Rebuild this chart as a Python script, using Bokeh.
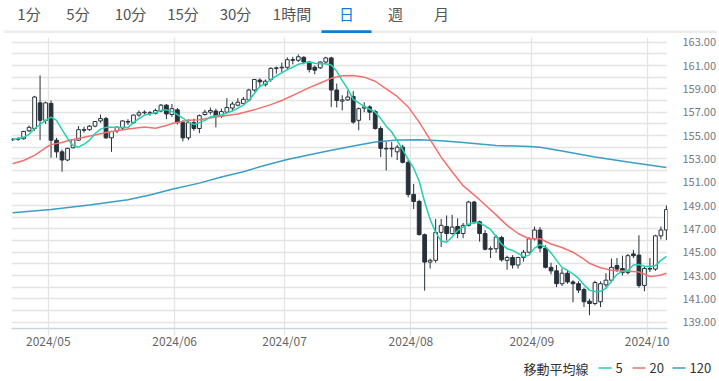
import pandas as pd
from bokeh.plotting import figure
from bokeh.models import ColumnDataSource, FixedTicker, Range1d, NumeralTickFormatter
from bokeh.core.properties import value
from bokeh.embed import file_html
from bokeh.resources import INLINE

# ---------------- data ----------------
dates = pd.bdate_range("2024-04-22", "2024-10-04")  # 120 trading days (categories)

opens = [154.62,154.68,154.72,155.40,155.60,157.80,156.30,157.75,154.60,153.60,
         152.90,153.95,154.60,155.50,155.50,155.80,156.25,156.45,154.80,155.40,
         155.65,156.20,156.10,156.75,156.95,156.95,156.90,157.10,157.60,156.80,
         157.20,156.10,154.80,156.10,155.60,156.80,157.00,157.10,156.65,157.00,
         157.35,157.60,157.75,158.05,158.90,159.75,159.35,159.80,160.75,160.80,
         160.85,161.50,161.45,161.70,161.30,160.85,160.80,161.30,161.65,158.90,
         157.95,158.05,158.35,156.30,157.35,157.45,157.05,155.60,153.85,153.90,
         153.60,154.00,152.70,149.95,149.35,146.50,144.15,144.30,146.70,147.20,
         146.60,147.20,146.60,147.30,149.30,147.60,146.60,145.25,145.30,146.25,
         144.30,144.55,143.90,144.55,145.00,146.15,146.90,145.35,143.70,143.40,
         142.30,143.20,142.45,142.30,141.80,140.80,140.60,140.75,142.20,142.60,
         143.85,143.60,143.25,144.85,144.75,142.15,143.60,143.55,146.40,146.90]
highs = [154.78,154.85,155.40,155.85,158.40,160.15,157.90,158.00,154.80,153.80,
         153.95,154.70,155.80,155.75,155.90,156.25,156.80,156.60,155.40,155.80,
         156.30,156.40,156.80,157.15,157.15,157.10,157.30,157.70,157.70,157.70,
         157.35,156.30,156.40,156.45,156.80,157.20,157.40,157.30,157.30,158.20,
         157.90,158.20,158.30,159.00,159.85,159.90,159.80,160.85,160.90,161.25,
         161.70,161.75,161.95,161.80,161.40,161.00,161.35,161.75,161.75,159.45,
         158.45,158.85,158.80,157.40,157.85,157.60,157.20,155.80,154.45,154.45,
         154.20,154.20,152.90,150.85,149.50,146.60,144.45,147.85,147.85,148.15,
         148.20,147.90,147.50,149.40,149.40,147.70,146.90,145.50,146.50,146.40,
         144.70,144.75,144.60,145.20,146.30,147.20,147.15,145.60,144.10,143.90,
         143.60,143.45,142.60,142.50,141.95,141.00,142.55,142.50,143.20,144.45,
         144.50,144.70,144.85,145.20,146.45,143.75,144.50,146.50,147.20,149.00]
lows = [154.55,154.55,154.65,155.30,155.40,154.60,156.00,153.10,153.10,151.90,
        152.80,153.90,154.55,155.25,155.40,155.70,156.10,154.70,153.60,155.20,
        155.50,155.90,156.00,156.60,156.80,156.70,156.80,157.00,156.40,156.60,
        155.95,154.50,154.60,155.40,155.20,156.70,156.80,155.70,156.50,156.90,
        157.10,157.50,157.65,157.90,158.75,159.20,159.20,159.60,160.30,160.40,
        160.60,161.10,161.30,161.10,160.40,160.25,160.70,161.10,157.45,157.40,
        157.15,157.95,156.00,155.45,157.00,156.30,155.50,153.15,152.00,153.15,
        152.90,152.60,149.70,148.70,146.45,141.70,143.60,144.10,145.45,146.00,
        146.50,146.20,146.20,147.20,147.40,145.90,145.15,144.50,144.95,144.20,
        143.50,143.60,143.60,144.20,144.90,146.00,145.00,143.60,143.10,142.00,
        142.10,142.30,140.70,141.50,140.30,139.60,140.45,140.30,142.00,142.40,
        143.30,143.00,143.10,144.50,141.95,141.65,143.30,143.40,146.10,146.05]
closes = [154.68,154.72,155.35,155.70,158.30,156.30,157.80,154.60,153.60,152.90,
          153.90,154.65,155.50,155.45,155.80,156.20,156.45,154.80,155.35,155.70,
          156.25,156.15,156.75,156.95,157.00,156.90,157.15,157.60,156.85,157.30,
          156.10,154.80,156.10,155.60,156.70,157.00,157.15,156.65,157.05,157.40,
          157.70,157.85,158.10,158.90,159.80,159.60,159.65,160.75,160.80,160.85,
          161.50,161.45,161.75,161.30,160.65,160.60,161.30,161.65,158.90,158.00,
          158.05,158.30,156.15,157.30,157.45,157.00,155.60,153.90,153.90,153.85,
          154.00,152.70,149.95,149.35,146.50,144.15,144.30,146.70,147.30,146.60,
          147.15,146.60,147.30,149.30,147.60,146.60,145.25,145.30,146.30,144.35,
          144.55,143.90,144.55,145.00,146.15,146.90,145.35,143.70,143.40,142.30,
          143.20,142.45,142.30,141.75,140.75,140.60,142.40,142.30,142.60,143.70,
          143.55,143.25,144.70,144.70,142.15,143.60,143.55,146.40,146.90,148.65]

# moving averages (candle index -> value)
ma5_idx = [0,2,3,4,5,6,7,8,9,10,11,12,13,14,15,16,17,19,21,22,23,24,25,26,27,28,29,30,31,32,33,34,35,36,38,40,
           41,42,43,44,45,46,47,48,49,50,51,52,54,55,56,57,58,59,60,61,62,63,64,65,66,67,68,69,70,71,72,73,74,
           75,76,77,78,79,80,81,82,83,84,85,86,87,88,89,90,91,92,93,94,95,96,97,98,99,100,101,102,103,104,105,
           106,107,108,109,110,111,112,113,114,115,116,117,118,119]
ma5 = [154.66,154.85,155.10,155.60,155.95,156.30,156.57,156.30,155.50,154.75,154.15,154.00,154.25,154.60,
       155.15,155.55,155.70,155.70,155.68,156.10,156.45,156.75,156.85,156.95,157.15,157.20,157.05,156.80,
       156.50,156.15,155.95,156.10,156.30,156.60,156.75,157.10,157.35,157.60,158.00,158.60,159.20,159.45,
       159.80,160.10,160.37,160.65,160.85,161.10,161.30,161.20,161.15,161.15,161.05,160.50,159.70,159.00,
       158.10,157.80,157.50,157.25,157.00,156.45,155.80,155.30,154.55,153.80,152.95,152.20,151.10,149.30,
       147.80,146.70,145.95,145.85,146.30,146.85,147.15,147.40,147.55,147.50,147.25,146.95,146.35,145.70,
       145.30,145.15,144.90,144.60,144.75,145.35,145.65,145.45,144.95,144.30,143.70,143.45,143.15,142.75,
       142.20,141.75,141.64,141.64,141.90,142.50,143.10,143.35,143.44,143.90,143.95,143.80,143.78,143.85,
       144.30,144.65]
ma20_idx = [0,2,4,6,7,9,10,13,15,17,21,24,26,28,29,32,34,37,41,44,47,49,52,54,56,58,60,62,64,66,68,70,72,74,
            76,78,80,82,85,88,90,92,94,96,98,100,102,104,105,107,109,111,113,114,116,117,118,119]
ma20 = [152.58,152.86,153.30,153.95,154.22,154.40,154.55,154.85,155.05,155.25,155.55,155.72,155.62,155.86,
        156.02,156.30,156.35,156.58,156.85,157.20,157.65,158.00,158.65,159.10,159.50,159.90,160.12,160.15,
        160.00,159.65,159.00,158.35,157.45,156.15,154.65,153.15,151.90,150.70,149.50,148.20,147.30,146.60,
        146.15,146.15,145.70,145.40,145.00,144.40,144.05,143.67,143.45,143.38,143.35,143.30,142.92,142.95,
        143.05,143.20]
ma120_idx = [0,7,14,21,25,29,34,38,42,46,50,56,62,66,70,74,78,82,88,94,96,100,106,112,119]
ma120 = [148.38,148.65,149.05,149.50,149.90,150.40,150.92,151.45,151.90,152.45,152.95,153.55,154.10,154.45,
         154.62,154.64,154.55,154.40,154.15,154.05,154.00,153.68,153.15,152.72,152.25]

y_ticks = [139, 141, 143, 145, 147, 149, 151, 153, 155, 157, 159, 161, 163]
grid_levels = list(range(139, 164))
tabs = ["1分", "5分", "10分", "15分", "30分", "1時間", "日", "週", "月"]
selected_tab = "日"
legend_title = "移動平均線"
ma_names = ["5", "20", "120"]

# ---------------- styles / layout (pixels) ----------------
FONT = "Noto Sans CJK JP"
DARK = "#27313b"
C5, C20, C120 = "#22d1ae", "#f2716d", "#3a9ec6"
GRID = "#e4e4e4"
BLUE = "#0b7fd4"
W = 719
TOP_H, MAIN_H, LEG_H = 33, 323, 25

# ---------------- tab bar ----------------
tab_x = [28.5, 77.5, 130, 182.5, 235, 291.5, 346, 395, 441]
pt = figure(width=W, height=TOP_H, output_backend="svg", toolbar_location=None,
            x_range=Range1d(0, W), y_range=Range1d(TOP_H, 0),
            x_axis_type=None, y_axis_type=None, min_border=0)
pt.outline_line_color = None
pt.grid.visible = False
pt.quad(left=[4], right=[716], top=[30], bottom=[32.7], fill_color="#ececec", line_color=None)
sel = tab_x[tabs.index(selected_tab)]
pt.quad(left=[sel - 25], right=[sel + 25], top=[29.8], bottom=[33], fill_color=BLUE, line_color=None)
pt.text(x=tab_x, y=[13] * len(tabs), text=tabs, text_font=value(FONT), text_font_size=value("15px"),
        text_align="center", text_baseline="middle",
        text_color=[BLUE if t == selected_tab else "#555555" for t in tabs])

# ---------------- main chart ----------------
idx = list(range(len(dates)))
top = [max(o, c) for o, c in zip(opens, closes)]
bot = [min(o, c) for o, c in zip(opens, closes)]
fill = ["white" if c >= o else DARK for o, c in zip(opens, closes)]
src = ColumnDataSource(dict(x=idx, o=opens, h=highs, l=lows, c=closes, top=top, bot=bot, fill=fill))

month_ticks, month_labels = [], {}
for i in range(1, len(dates)):
    if dates[i].month != dates[i - 1].month:
        t = i - 0.5
        month_ticks.append(t)
        month_labels[t] = dates[i].strftime("%Y/%m")

p = figure(width=W, height=MAIN_H, output_backend="svg", toolbar_location=None,
           x_range=Range1d(-0.2, 119.2), y_range=Range1d(138.46, 163.4),
           y_axis_location="right", min_border_left=11, min_border_right=48,
           min_border_top=4, min_border_bottom=28)
p.outline_line_color = None
p.background_fill_color = "white"

p.xgrid.ticker = FixedTicker(ticks=month_ticks)
p.ygrid.ticker = FixedTicker(ticks=grid_levels)
for g in (p.xgrid, p.ygrid):
    g.grid_line_color = GRID
    g.grid_line_width = 1.3

p.xaxis.ticker = FixedTicker(ticks=month_ticks)
p.xaxis.major_label_overrides = month_labels
p.xaxis.axis_line_color = "#c8d4e2"
p.xaxis.axis_line_width = 1.3
p.xaxis.major_tick_line_color = GRID
p.xaxis.major_tick_line_width = 1.3
p.xaxis.major_tick_out = 7
p.xaxis.major_tick_in = 0
p.xaxis.minor_tick_line_color = None
p.xaxis.major_label_standoff = -4
p.xaxis.major_label_text_font = FONT
p.xaxis.major_label_text_font_size = "12px"
p.xaxis.major_label_text_color = "#666666"

p.yaxis.ticker = FixedTicker(ticks=y_ticks)
p.yaxis.formatter = NumeralTickFormatter(format="0.00")
p.yaxis.axis_line_color = None
p.yaxis.major_tick_line_color = None
p.yaxis.minor_tick_line_color = None
p.yaxis.major_label_standoff = 9
p.yaxis.major_label_text_font = FONT
p.yaxis.major_label_text_font_size = "11px"
p.yaxis.major_label_text_color = "#737a85"

p.segment(x0="x", y0="l", x1="x", y1="h", source=src, line_color=DARK, line_width=1)
p.vbar(x="x", width=0.68, top="top", bottom="bot", source=src,
       fill_color="fill", line_color=DARK, line_width=1)

p.line(ma120_idx, ma120, line_color=C120, line_width=1.5)
p.line(ma20_idx, ma20, line_color=C20, line_width=1.5)
p.line(ma5_idx, ma5, line_color=C5, line_width=1.5)

# ---------------- legend ----------------
Y0 = TOP_H + MAIN_H
pl = figure(width=W, height=LEG_H, output_backend="svg", toolbar_location=None,
            x_range=Range1d(0, W), y_range=Range1d(Y0 + LEG_H, Y0),
            x_axis_type=None, y_axis_type=None, min_border=0)
pl.outline_line_color = None
pl.grid.visible = False
ly = 367.5
pl.text(x=[523], y=[ly], text=[legend_title], text_font=value(FONT), text_font_size=value("13px"),
        text_baseline="middle", text_color="#333333")
dash_x0 = [598, 632, 672]
pl.segment(x0=dash_x0, y0=[ly] * 3, x1=[x + 13 for x in dash_x0], y1=[ly] * 3,
           line_color=[C5, C20, C120], line_width=1.3)
pl.text(x=[x + 17 for x in dash_x0], y=[ly] * 3, text=ma_names, text_font=value(FONT),
        text_font_size=value("13px"), text_baseline="middle", text_color="#333333")

open("out.html", "w").write(file_html([pt, p, pl], INLINE))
§ §
What you have to do:
Check each line above for the word "chart", and copy the lines where it appears.

Reply:
Rebuild this chart as a Python script, using Bokeh.
# ---------------- main chart ----------------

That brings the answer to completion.